BEGIN Given material
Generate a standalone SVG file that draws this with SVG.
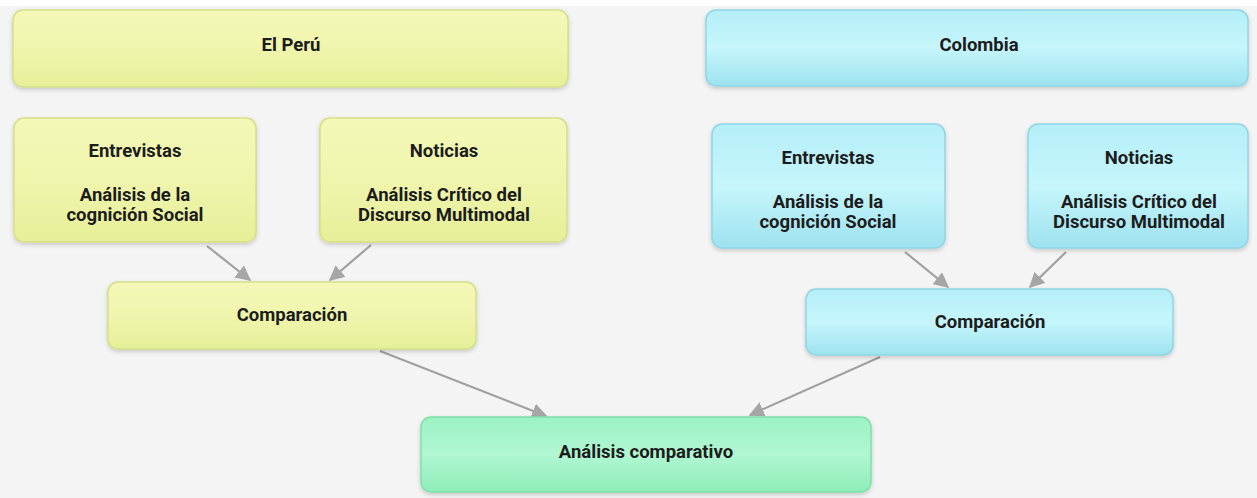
<svg xmlns="http://www.w3.org/2000/svg" width="1257" height="498" viewBox="0 0 1257 498">
<defs>
<linearGradient id="gy" x1="0" y1="0" x2="0" y2="1"><stop offset="0" stop-color="#f4f8b8"/><stop offset="0.5" stop-color="#f0f5ad"/><stop offset="1" stop-color="#e6ef98"/></linearGradient>
<linearGradient id="gc" x1="0" y1="0" x2="0" y2="1"><stop offset="0" stop-color="#b5eef8"/><stop offset="0.5" stop-color="#c6f6fc"/><stop offset="1" stop-color="#9de2ef"/></linearGradient>
<linearGradient id="gg" x1="0" y1="0" x2="0" y2="1"><stop offset="0" stop-color="#9cf2c4"/><stop offset="0.5" stop-color="#b0f7d2"/><stop offset="1" stop-color="#8eecb8"/></linearGradient>
<filter id="sh" x="-5%" y="-10%" width="110%" height="125%"><feDropShadow dx="0" dy="2" stdDeviation="2" flood-color="#000" flood-opacity="0.18"/></filter>
<marker id="ah" viewBox="0 0 10 10" refX="9" refY="5" markerWidth="7" markerHeight="7" orient="auto" markerUnits="strokeWidth"><path d="M0,0 L10,5 L0,10 z" fill="#a6a6a6"/></marker>
</defs>
<style>
.y{fill:url(#gy);stroke:#d5df85;stroke-width:1.5;filter:url(#sh)}
.c{fill:url(#gc);stroke:#8ed6e6;stroke-width:1.5;filter:url(#sh)}
.g{fill:url(#gg);stroke:#7fe0a8;stroke-width:1.5;filter:url(#sh)}
text{font-family:Roboto,"Liberation Sans",sans-serif;font-weight:bold;font-size:18.5px;fill:#1c1c1c;text-anchor:middle}
.e{stroke:#a0a0a0;stroke-width:2.2;fill:none;marker-end:url(#ah)}
</style>
<rect x="0" y="0" width="1257" height="498" fill="#f4f4f4"/>
<rect x="0" y="0" width="1257" height="6" fill="#ffffff"/>
<g id="edges">
<line class="e" x1="207" y1="246" x2="250" y2="280"/>
<line class="e" x1="371" y1="245" x2="330" y2="280"/>
<line class="e" x1="380" y1="351" x2="546" y2="416"/>
<line class="e" x1="880" y1="357" x2="750" y2="415"/>
<line class="e" x1="905" y1="252" x2="948" y2="287"/>
<line class="e" x1="1066" y1="252" x2="1030" y2="287"/>
</g>
<g id="peru"><rect class="y" x="13" y="10" width="555" height="77" rx="10"/><text x="291" y="51">El Perú</text></g>
<g id="colombia"><rect class="c" x="706" y="10" width="542" height="76" rx="10"/><text x="979" y="51">Colombia</text></g>
<g id="pe-entrevistas"><rect class="y" x="14" y="118" width="242" height="124" rx="10"/><text x="135" y="157">Entrevistas</text><text x="135" y="201">Análisis de la</text><text x="135" y="221">cognición Social</text></g>
<g id="pe-noticias"><rect class="y" x="320" y="118" width="247" height="124" rx="10"/><text x="444" y="157">Noticias</text><text x="444" y="201">Análisis Crítico del</text><text x="444" y="221">Discurso Multimodal</text></g>
<g id="pe-comparacion"><rect class="y" x="108" y="282" width="368" height="67" rx="10"/><text x="292" y="321">Comparación</text></g>
<g id="co-entrevistas"><rect class="c" x="712" y="124" width="233" height="124" rx="10"/><text x="828" y="164">Entrevistas</text><text x="828" y="208">Análisis de la</text><text x="828" y="228">cognición Social</text></g>
<g id="co-noticias"><rect class="c" x="1028" y="124" width="220" height="124" rx="10"/><text x="1139" y="164">Noticias</text><text x="1139" y="208">Análisis Crítico del</text><text x="1139" y="228">Discurso Multimodal</text></g>
<g id="co-comparacion"><rect class="c" x="806" y="289" width="367" height="66" rx="10"/><text x="990" y="328">Comparación</text></g>
<g id="analisis"><rect class="g" x="421" y="417" width="450" height="75" rx="10"/><text x="646" y="458">Análisis comparativo</text></g>
</svg>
END Given material
#### [Challenge]
Copy out all the data exactly; skip the pictures.

#### [Task answer]
Generate a standalone SVG file that draws this with SVG.
<svg xmlns="http://www.w3.org/2000/svg" width="1257" height="498" viewBox="0 0 1257 498">
<defs>
<linearGradient id="gy" x1="0" y1="0" x2="0" y2="1"><stop offset="0" stop-color="#f4f8b8"/><stop offset="0.5" stop-color="#f0f5ad"/><stop offset="1" stop-color="#e6ef98"/></linearGradient>
<linearGradient id="gc" x1="0" y1="0" x2="0" y2="1"><stop offset="0" stop-color="#b5eef8"/><stop offset="0.5" stop-color="#c6f6fc"/><stop offset="1" stop-color="#9de2ef"/></linearGradient>
<linearGradient id="gg" x1="0" y1="0" x2="0" y2="1"><stop offset="0" stop-color="#9cf2c4"/><stop offset="0.5" stop-color="#b0f7d2"/><stop offset="1" stop-color="#8eecb8"/></linearGradient>
<filter id="sh" x="-5%" y="-10%" width="110%" height="125%"><feDropShadow dx="0" dy="2" stdDeviation="2" flood-color="#000" flood-opacity="0.18"/></filter>
<marker id="ah" viewBox="0 0 10 10" refX="9" refY="5" markerWidth="7" markerHeight="7" orient="auto" markerUnits="strokeWidth"><path d="M0,0 L10,5 L0,10 z" fill="#a6a6a6"/></marker>
</defs>
<style>
.y{fill:url(#gy);stroke:#d5df85;stroke-width:1.5;filter:url(#sh)}
.c{fill:url(#gc);stroke:#8ed6e6;stroke-width:1.5;filter:url(#sh)}
.g{fill:url(#gg);stroke:#7fe0a8;stroke-width:1.5;filter:url(#sh)}
text{font-family:Roboto,"Liberation Sans",sans-serif;font-weight:bold;font-size:18.5px;fill:#1c1c1c;text-anchor:middle}
.e{stroke:#a0a0a0;stroke-width:2.2;fill:none;marker-end:url(#ah)}
</style>
<rect x="0" y="0" width="1257" height="498" fill="#f4f4f4"/>
<rect x="0" y="0" width="1257" height="6" fill="#ffffff"/>
<g id="edges">
<line class="e" x1="207" y1="246" x2="250" y2="280"/>
<line class="e" x1="371" y1="245" x2="330" y2="280"/>
<line class="e" x1="380" y1="351" x2="546" y2="416"/>
<line class="e" x1="880" y1="357" x2="750" y2="415"/>
<line class="e" x1="905" y1="252" x2="948" y2="287"/>
<line class="e" x1="1066" y1="252" x2="1030" y2="287"/>
</g>
<g id="peru"><rect class="y" x="13" y="10" width="555" height="77" rx="10"/><text x="291" y="51">El Perú</text></g>
<g id="colombia"><rect class="c" x="706" y="10" width="542" height="76" rx="10"/><text x="979" y="51">Colombia</text></g>
<g id="pe-entrevistas"><rect class="y" x="14" y="118" width="242" height="124" rx="10"/><text x="135" y="157">Entrevistas</text><text x="135" y="201">Análisis de la</text><text x="135" y="221">cognición Social</text></g>
<g id="pe-noticias"><rect class="y" x="320" y="118" width="247" height="124" rx="10"/><text x="444" y="157">Noticias</text><text x="444" y="201">Análisis Crítico del</text><text x="444" y="221">Discurso Multimodal</text></g>
<g id="pe-comparacion"><rect class="y" x="108" y="282" width="368" height="67" rx="10"/><text x="292" y="321">Comparación</text></g>
<g id="co-entrevistas"><rect class="c" x="712" y="124" width="233" height="124" rx="10"/><text x="828" y="164">Entrevistas</text><text x="828" y="208">Análisis de la</text><text x="828" y="228">cognición Social</text></g>
<g id="co-noticias"><rect class="c" x="1028" y="124" width="220" height="124" rx="10"/><text x="1139" y="164">Noticias</text><text x="1139" y="208">Análisis Crítico del</text><text x="1139" y="228">Discurso Multimodal</text></g>
<g id="co-comparacion"><rect class="c" x="806" y="289" width="367" height="66" rx="10"/><text x="990" y="328">Comparación</text></g>
<g id="analisis"><rect class="g" x="421" y="417" width="450" height="75" rx="10"/><text x="646" y="458">Análisis comparativo</text></g>
</svg>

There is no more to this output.